Test-first, less with existing code

jplindstrom on 2004-04-13T18:56:13

An observation about test-first development.

Once you get used to it, it's pretty easy to stay diciplined and not write a lot of code without having written a test first.

But I have found that once I have a somewhat large body of code already in place (my Worm game) and then go about implementing a new feature, starting with a test isn't always what feels like the most natural thing to do.

Often, I think about the feature, how to solve it. Then I think about the existing code, how to merge the new feature into what's already there. It's often a new line of code in an existing method, maybe a call to a new method, and I start to write that call. The obvious influence on the new method signature isn't an abstract test case; it's the existing code! The context makes it obvious what I want from it, and what parameters I need to pass.

Then I create the method signature and write the POD API and... then I have a tendency to start implementing it! The first method call I wrote feels like a test. Yet it isn't and it doesn't fail.
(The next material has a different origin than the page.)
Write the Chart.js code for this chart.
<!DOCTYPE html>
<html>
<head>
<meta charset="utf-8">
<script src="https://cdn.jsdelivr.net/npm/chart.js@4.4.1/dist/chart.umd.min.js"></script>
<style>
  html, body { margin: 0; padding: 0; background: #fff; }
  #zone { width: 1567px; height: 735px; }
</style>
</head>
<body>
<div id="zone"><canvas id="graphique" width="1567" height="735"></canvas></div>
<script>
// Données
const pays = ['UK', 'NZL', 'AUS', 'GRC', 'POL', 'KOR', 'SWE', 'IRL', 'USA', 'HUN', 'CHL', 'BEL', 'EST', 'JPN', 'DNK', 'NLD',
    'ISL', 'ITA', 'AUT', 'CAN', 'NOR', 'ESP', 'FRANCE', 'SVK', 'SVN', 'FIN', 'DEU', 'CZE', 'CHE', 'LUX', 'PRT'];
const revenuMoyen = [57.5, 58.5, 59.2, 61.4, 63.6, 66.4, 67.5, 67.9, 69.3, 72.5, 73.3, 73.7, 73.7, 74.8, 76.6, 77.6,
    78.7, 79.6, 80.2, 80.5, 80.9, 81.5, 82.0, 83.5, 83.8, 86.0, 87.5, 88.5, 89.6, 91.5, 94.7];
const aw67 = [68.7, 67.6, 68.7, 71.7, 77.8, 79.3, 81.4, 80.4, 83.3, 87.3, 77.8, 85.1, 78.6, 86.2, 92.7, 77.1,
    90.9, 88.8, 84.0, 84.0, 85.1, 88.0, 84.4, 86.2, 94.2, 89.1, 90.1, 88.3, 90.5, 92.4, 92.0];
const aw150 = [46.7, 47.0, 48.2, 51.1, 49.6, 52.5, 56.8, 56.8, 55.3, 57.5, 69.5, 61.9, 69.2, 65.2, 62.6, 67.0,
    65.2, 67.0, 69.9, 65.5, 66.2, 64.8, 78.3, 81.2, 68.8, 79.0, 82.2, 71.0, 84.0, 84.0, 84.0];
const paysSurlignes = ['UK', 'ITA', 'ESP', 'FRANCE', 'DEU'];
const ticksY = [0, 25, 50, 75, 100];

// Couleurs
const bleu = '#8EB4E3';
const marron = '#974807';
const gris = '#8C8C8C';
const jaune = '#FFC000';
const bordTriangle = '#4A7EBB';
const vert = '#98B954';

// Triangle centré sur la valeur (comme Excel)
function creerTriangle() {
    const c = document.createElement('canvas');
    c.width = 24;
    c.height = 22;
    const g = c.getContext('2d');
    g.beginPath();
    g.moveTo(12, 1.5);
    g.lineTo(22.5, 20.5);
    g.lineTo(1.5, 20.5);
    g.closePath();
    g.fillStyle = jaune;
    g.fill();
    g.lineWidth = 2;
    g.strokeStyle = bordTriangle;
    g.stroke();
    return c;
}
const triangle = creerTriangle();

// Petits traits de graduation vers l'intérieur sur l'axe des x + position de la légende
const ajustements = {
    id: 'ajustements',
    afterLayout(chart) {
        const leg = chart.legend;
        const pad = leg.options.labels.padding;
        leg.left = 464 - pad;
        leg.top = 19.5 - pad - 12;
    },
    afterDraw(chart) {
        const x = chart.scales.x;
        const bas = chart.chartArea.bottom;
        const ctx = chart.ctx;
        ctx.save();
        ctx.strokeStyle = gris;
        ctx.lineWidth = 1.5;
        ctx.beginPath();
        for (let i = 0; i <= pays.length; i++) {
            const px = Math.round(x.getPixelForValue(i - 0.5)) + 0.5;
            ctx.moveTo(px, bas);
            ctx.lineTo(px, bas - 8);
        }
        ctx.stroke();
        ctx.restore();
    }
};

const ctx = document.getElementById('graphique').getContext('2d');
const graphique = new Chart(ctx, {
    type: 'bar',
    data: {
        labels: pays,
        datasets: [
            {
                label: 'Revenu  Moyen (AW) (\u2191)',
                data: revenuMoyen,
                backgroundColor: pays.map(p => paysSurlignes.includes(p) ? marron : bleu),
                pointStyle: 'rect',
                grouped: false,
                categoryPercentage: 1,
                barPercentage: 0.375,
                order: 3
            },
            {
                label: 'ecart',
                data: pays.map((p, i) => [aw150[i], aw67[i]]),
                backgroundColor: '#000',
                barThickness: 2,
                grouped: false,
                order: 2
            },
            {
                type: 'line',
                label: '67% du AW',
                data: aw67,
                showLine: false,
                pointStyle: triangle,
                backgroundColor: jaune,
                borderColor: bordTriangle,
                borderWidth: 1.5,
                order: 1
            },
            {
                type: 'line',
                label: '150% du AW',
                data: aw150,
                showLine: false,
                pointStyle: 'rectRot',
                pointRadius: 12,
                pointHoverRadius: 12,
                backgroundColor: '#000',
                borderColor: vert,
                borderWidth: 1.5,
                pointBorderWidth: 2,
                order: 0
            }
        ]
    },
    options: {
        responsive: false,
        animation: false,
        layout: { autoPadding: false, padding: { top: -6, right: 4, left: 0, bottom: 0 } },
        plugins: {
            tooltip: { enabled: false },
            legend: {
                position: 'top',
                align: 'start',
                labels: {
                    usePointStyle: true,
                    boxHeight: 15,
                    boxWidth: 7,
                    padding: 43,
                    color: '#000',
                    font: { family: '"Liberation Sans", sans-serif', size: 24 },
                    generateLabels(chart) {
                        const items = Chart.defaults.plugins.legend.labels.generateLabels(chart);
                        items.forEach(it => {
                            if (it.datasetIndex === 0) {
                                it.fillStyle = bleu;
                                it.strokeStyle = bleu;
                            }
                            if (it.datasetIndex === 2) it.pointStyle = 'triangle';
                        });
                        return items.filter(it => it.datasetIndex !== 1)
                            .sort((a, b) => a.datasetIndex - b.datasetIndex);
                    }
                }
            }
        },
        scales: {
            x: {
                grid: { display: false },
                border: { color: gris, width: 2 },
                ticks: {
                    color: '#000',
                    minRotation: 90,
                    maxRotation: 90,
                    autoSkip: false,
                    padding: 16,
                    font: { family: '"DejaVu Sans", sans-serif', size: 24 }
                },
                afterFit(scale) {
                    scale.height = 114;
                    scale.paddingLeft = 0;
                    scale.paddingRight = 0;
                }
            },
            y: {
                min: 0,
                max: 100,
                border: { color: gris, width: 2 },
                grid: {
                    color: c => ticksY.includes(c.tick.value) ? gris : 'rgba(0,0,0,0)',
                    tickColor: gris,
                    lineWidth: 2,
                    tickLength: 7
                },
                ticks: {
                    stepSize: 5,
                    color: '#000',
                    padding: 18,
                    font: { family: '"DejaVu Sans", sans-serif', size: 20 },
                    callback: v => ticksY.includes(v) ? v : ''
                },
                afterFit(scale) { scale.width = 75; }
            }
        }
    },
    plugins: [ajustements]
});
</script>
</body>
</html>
Maybe it's not important, maybe it's what works for me. Maybe this shouldn't have to be a problem, except I've found that there there is a higher risk I'll end up with no tests at all for the new method if I don't write them early on.

Is it just me?


Add Customer Tests

chromatic on 2004-04-13T21:13:39

I solve that by adding a suite of customer tests that make as few assumptions about the internals of the code as possible and test as much of the code in one swoop as possible. Then, when the new customer test or tests fail, I start writing developer tests.